The partnerships with private-sector trainers are predicated on a growing demand for courses that enable executives to show employers that they are keeping abreast of developments in their field and broadening their horizons. The partnerships cover training in 15 categories, such as sales and marketing, and supply chain, healthcare and project management. Curricula are devised jointly, and each side typically contributes faculty. SEEC pays the partner a percentage of gross revenue while bringing to the table what Middleton describes as “a credible qualification” in the form of a Schulich master’s certificate (not a degree).

SEEC also puts a high value on less formal but close relationships with suppliers, such as its two advertising agencies. “It’s working with people you cannot tell what to do,” says Middleton, who spent part of his early career in the advertising industry. “You have to work not by line of authority but by influence, persuasion and by creating a positive culture of engagement. People too often think of outsourcing as: We’ll tell the Chinese how cheap to produce it. That was the old model; it isn’t the new model. You don’t just tell them what to do, because you’re losing half the value which is their ideas and their participation.”

SEEC holds monthly meetings with the agencies to generate new ideas, spell out priorities and deal with problems. “If they manage to get the business up, we put more money behind them,” Middleton says. SEEC brings its partners together regularly, not only to meet the faculty, but also each other. It also tries to respond to its partners’ concerns; most recently, it changed the terms of its business-school contracts to give partners incentives to take more of its programs. “It’s trying to find those middle grounds,” Middleton says. “You’re herding kittens.”

The results

The latest Financial Times ranking puts Schulich at No. 52 among the world’s top business schools. (Canadian schools tend to be dragged down by their graduates’ relatively low salaries, compared with U.S., European and even some emerging-economy rivals.) But in customized executive education, Schulich comes in at No. 40, up from an average of No. 45 over the previous three years.

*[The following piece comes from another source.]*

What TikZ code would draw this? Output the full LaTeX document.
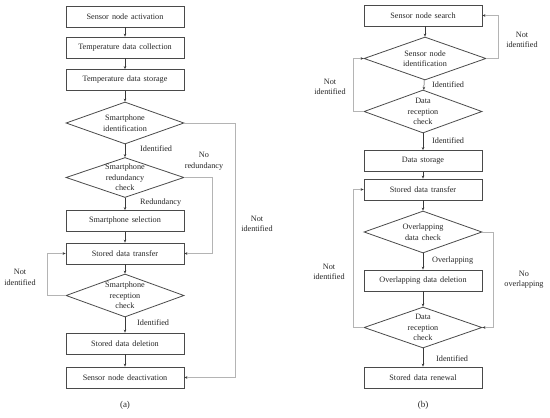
\documentclass[tikz,border=0pt]{standalone}
\usepackage{fontspec}
\setmainfont{Liberation Serif}[WordSpace=1.5]
\usetikzlibrary{shapes.geometric,arrows.meta}
\definecolor{edgec}{HTML}{4A4A4A}
\definecolor{linec}{HTML}{3A3A3A}
\definecolor{loopc}{HTML}{B4B4B4}
\tikzset{
  x=1pt,y=-1pt,
  every node/.style={font=\fontsize{8.2}{10.5}\selectfont,text=black!85},
  stepbox/.style={draw=edgec,line width=0.8pt,minimum width=118pt,minimum height=21pt,inner sep=0pt},
  decbox/.style={draw=edgec,line width=0.8pt,diamond,minimum width=118pt,minimum height=42pt,inner sep=0pt},
  dtext/.style={align=center,inner sep=0pt},
  lbl/.style={align=center,inner sep=0pt},
  flow/.style={draw=linec,line width=0.5pt,-{Stealth[length=3pt,width=2.6pt]}},
  loopl/.style={draw=loopc,line width=0.9pt,-{Stealth[length=3pt,width=2.6pt,color=linec]}}
}
\begin{document}
\begin{tikzpicture}
\useasboundingbox (0,0) rectangle (550,418);
% ---------- (a) ----------
\node[stepbox] (b1) at (125,16.5) {Sensor node activation};
\node[stepbox] (b2) at (125,47.5) {Temperature data collection};
\node[stepbox] (b3) at (125,80) {Temperature data storage};
\node[decbox] (d1) at (125,123) {};
\node[dtext] (t1) at (d1) {Smartphone\\identification};
\node[decbox,minimum height=40pt] (d2) at (125,177.5) {};
\node[dtext] (t2) at (d2) {Smartphone\\redundancy\\check};
\node[stepbox] (b4) at (125,221) {Smartphone selection};
\node[stepbox] (b5) at (125,253.5) {Stored data transfer};
\node[decbox,minimum height=43pt] (d3) at (125,295.5) {};
\node[dtext] (t3) at (d3) {Smartphone\\reception\\check};
\node[stepbox] (b6) at (125,343.5) {Stored data deletion};
\node[stepbox] (b7) at (125,377.5) {Sensor node deactivation};
\node[lbl] (ca) at (125,405) {\fontsize{9}{11}\selectfont(a)};

\draw[flow] (b1) -- (b2);
\draw[flow] (b2) -- (b3);
\draw[flow] (b3) -- (d1);
\draw[flow] (d1) -- (d2);
\draw[flow] (d2) -- (b4);
\draw[flow] (b4) -- (b5);
\draw[flow] (b5) -- (d3);
\draw[flow] (d3) -- (b6);
\draw[flow] (b6) -- (b7);
\coordinate (c1) at (235,123);
\coordinate (c2) at (212,177.5);
\coordinate (c3) at (47,295.5);
\draw[loopl] (d1.east) -- (c1) |- (b7.east);
\draw[loopl] (d2.east) -- (c2) |- (b5.east);
\draw[loopl] (d3.west) -- (c3) |- (b5.west);

\node[lbl,anchor=west] (l1) at (140,149) {Identified};
\node[lbl] (l2) at (204,161) {No\\redundancy};
\node[lbl,anchor=west] (l3) at (140,203) {Redundancy};
\node[lbl] (l4) at (257,224) {Not\\identified};
\node[lbl] (l5) at (20,277.5) {Not\\identified};
\node[lbl,anchor=west] (l6) at (137,323) {Identified};

% ---------- (b) ----------
\node[stepbox] (r1) at (423,15.5) {Sensor node search};
\node[decbox,minimum width=122pt,minimum height=43pt] (e1) at (425,58.5) {};
\node[dtext] (u1) at (e1) {Sensor node\\identification};
\node[decbox,minimum height=43pt] (e2) at (423,111.5) {};
\node[dtext] (u2) at (e2) {Data\\reception\\check};
\node[stepbox] (r2) at (423,161) {Data storage};
\node[stepbox] (r3) at (423,189.5) {Stored data transfer};
\node[decbox] (e3) at (423,232) {};
\node[dtext] (u3) at (e3) {Overlapping\\data check};
\node[stepbox] (r4) at (423,280.5) {Overlapping data deletion};
\node[decbox,minimum height=41pt] (e4) at (423,327.5) {};
\node[dtext] (u4) at (e4) {Data\\reception\\check};
\node[stepbox] (r5) at (423,377.5) {Stored data renewal};
\node[lbl] (cb) at (423,405) {\fontsize{9}{11}\selectfont(b)};

\draw[flow] (r1.south -| e1.north) -- (e1.north);
\draw[flow] (e1) -- (e2);
\draw[flow] (e2) -- (r2);
\draw[flow] (r2) -- (r3);
\draw[flow] (r3) -- (e3);
\draw[flow] (e3) -- (r4);
\draw[flow] (r4) -- (e4);
\draw[flow] (e4) -- (r5);
\coordinate (k1) at (498,58.5);
\coordinate (k2) at (353,111.5);
\coordinate (k3) at (493,232);
\coordinate (k4) at (353,327.5);
\draw[loopl] (e1.east) -- (k1) |- (r1.east);
\draw[loopl] (e2.west) -- (k2) |- (e1.west);
\draw[loopl] (e3.east) -- (k3) |- (e4.east);
\draw[loopl] (e4.west) -- (k4) |- (r3.west);

\node[lbl] (m1) at (522,40) {Not\\identified};
\node[lbl] (m2) at (330,87) {Not\\identified};
\node[lbl,anchor=west] (m3) at (432,85) {Identified};
\node[lbl,anchor=west] (m4) at (432,141) {Identified};
\node[lbl,anchor=west] (m5) at (432,261) {Overlapping};
\node[lbl] (m6) at (329,272) {Not\\identified};
\node[lbl] (m7) at (524,279.5) {No\\overlapping};
\node[lbl,anchor=west] (m8) at (436,359) {Identified};
\end{tikzpicture}
\end{document}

SEEC has set up partnerships with a business school or continuing education faculty in each of Canada’s provinces. Under the deals, each school has exclusivity to SEEC’s materials in its province. (The lone exception is Carleton University in Ottawa.) It has similar arrangements with one university each in China, India and Mexico, and two in Russia. The Russian government funded a recent three-year program with Moscow State University’s business school, under which budding entrepreneurs, mostly from technology startups, spent 10 days in Moscow and 10 days in Toronto.

Private-sector training partners include Toronto-based e-Zsigma, a specialist in Six Sigma process improvement, and Solutions Network, a projectmanagement training group based in Mississauga. SEEC has installed these two companies’ chief executive officers as program directors of their respective master’s certificate courses.

“They’re essentially entrepreneurs working with us,” Middleton says. The arrangement typically dissolves if the partner’s company is swallowed up by one of the big training companies.

Looking forward

One of SEEC’s top priorities is to extend its alliances with business schools outside Canada. “Guess who’s going to be spending the money in future?” Middleton asks, referring to the fast-growing economies of the BRIC nations (Brazil, Russia, India and China). “So we need to be out there.” SEEC hopes to forge partnerships soon with a second school in China and in India, and to expand to Brazil.

It is also eager to develop outsourcing alliances with more suppliers. Tied to university pay scales, Schulich cannot match private-sector salaries. But it can offer juicy commissions to outside suppliers. Collaboration through outsourcing, Middleton observes, “is a harder management job but the ability for innovation, for freshness of ideas, for expansion of your intellectual property, is much greater.”